While pro-Western and pro-Russian policies and narratives acquired mutually exclusive content, especially after the 2008 Russo-Georgian war, the current Georgian government has attempted to determine its foreign policy course ambivalently in relation to these two spaces. This policy was aimed, on the one hand, at maintaining the level of integration with Western organizational structures and thus at mobilizing pro-European voters locally; and on the other hand, at encouraging a softened tone towards Russia and anti-Western, ultra-nationalist sentiments. Recently, Georgia’s ruling elite has been actively using anti-Western rhetoric both to divert attention from other political issues in the pre-election period, and to instrumentalize public polarization, all the while supporting (covertly or overtly) pro-Russian narratives.

 

Historically, the anti-Western narrative developed within the Soviet Union painted the Western world as an evil, immoral empire characterized by interference in the internal affairs of other countries and causing destabilization or conflict. In the post-Soviet space, the enduring influence of these narratives has been amplified by pro-Russian and ultra-nationalist forces, which have continuously worked to undermine the pro-Western orientation of countries like Georgia. At the same time, Russia’s strategic disinformation campaigns have played a critical role in portraying Western liberalism as incompatible with Georgia’s Orthodox Christian values ​​and national identity.

 

However, this dual strategy is not unique to Georgia: it reflects a broader pattern seen in illiberal regimes, where political elites use Western integration as a bargaining chip for leveraging the local pro-Western electorate, without fully committing to the reforms associated with it.

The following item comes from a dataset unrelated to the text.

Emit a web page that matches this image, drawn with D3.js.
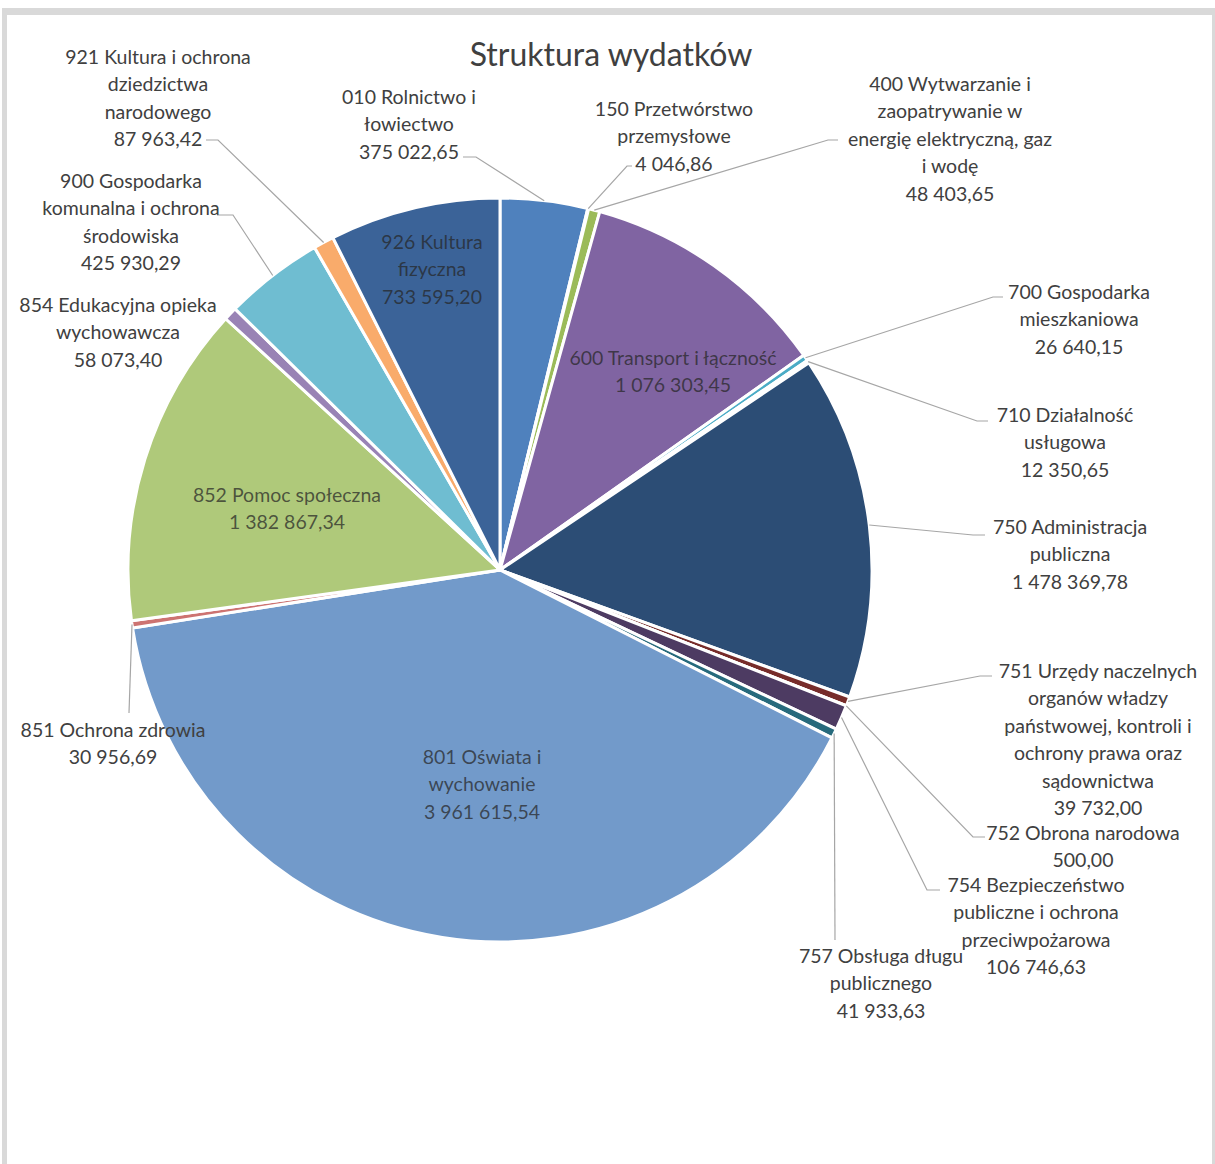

In this context, anti-Western narratives within the country have coexisted together with publicly acclaimed, albeit selective, engagement with the West and EU integration processes. At the same time, after Russia’s aggressive invasion of Ukraine, the ruling political elite in Georgia has been moving further away from the West in both its international and local political appeals. In terms of the latter, the anti-Western sentiments, discrediting of liberal democracy, and framing of Western values ​​as conflicting with Georgian ones have defined the contemporary anti-Western discourse. This discourse, in turn, creates the necessary ground for local legislative changes adopted with anti-Western pathos to be portrayed as the defense of Georgian values, making the rejection of Western liberalism synonymous with patriotic duty.

 

The issue of state sovereignty and related discussions can be considered central to observing the foreign policy shift in the country. At first glance, it is paradoxical that the issue of sovereignty is discussed not in relation to Russia, which occupies twenty percent of the country’s territory, but primarily problematized in discussions about the West. Similar dynamics can be observed in the government’s frequent references to defending Georgia’s sovereignty from external interference, portraying Western demands for democratic reforms as intrusions into the country’s internal affairs. It is within this context that the so-called “Agents Law,” adopted in 2024, should be considered. The law, modeled after Russian legislation, targets NGOs and media outlets that are essentially dependent on foreign—in this case, Western—funding in their work towards overseeing governance and providing balanced media coverage.

 

The softening of political messages and overall policy towards Russia is a key to deconstructing the contemporary anti-Western discourse. In this case, too, paradoxical dualism defines the scene: while Georgia’s official policy remains committed to restoring territorial integrity and rejecting Russian occupation, the ruling party has been notably cautious in its criticism of Russia, especially as a central actor of the conflicts (as opposed to blaming the previous government). Moreover, in the government’s discourse, rapprochement with the single most important source of aggressive wars in the region is considered a way towards peace and stability for Georgia.

 

In conclusion, anti-Western discourse in Georgia is a complex and multifaceted political tool that reflects a range of strategies, from “calculated ambivalence” to upholding Soviet anti-Western discourses. The anti-Western, ultra-nationalist, and illiberal rhetoric of a government leaning towards closer relations with Russia coexists with its publicly claimed ambition of Georgia’s EU integration. As such, anti-Western sentiments are an important component of Georgian political and public life and will thus remain a potent political force, requiring open discussion and systematic debunking should the country ever consider rapprochement with the West.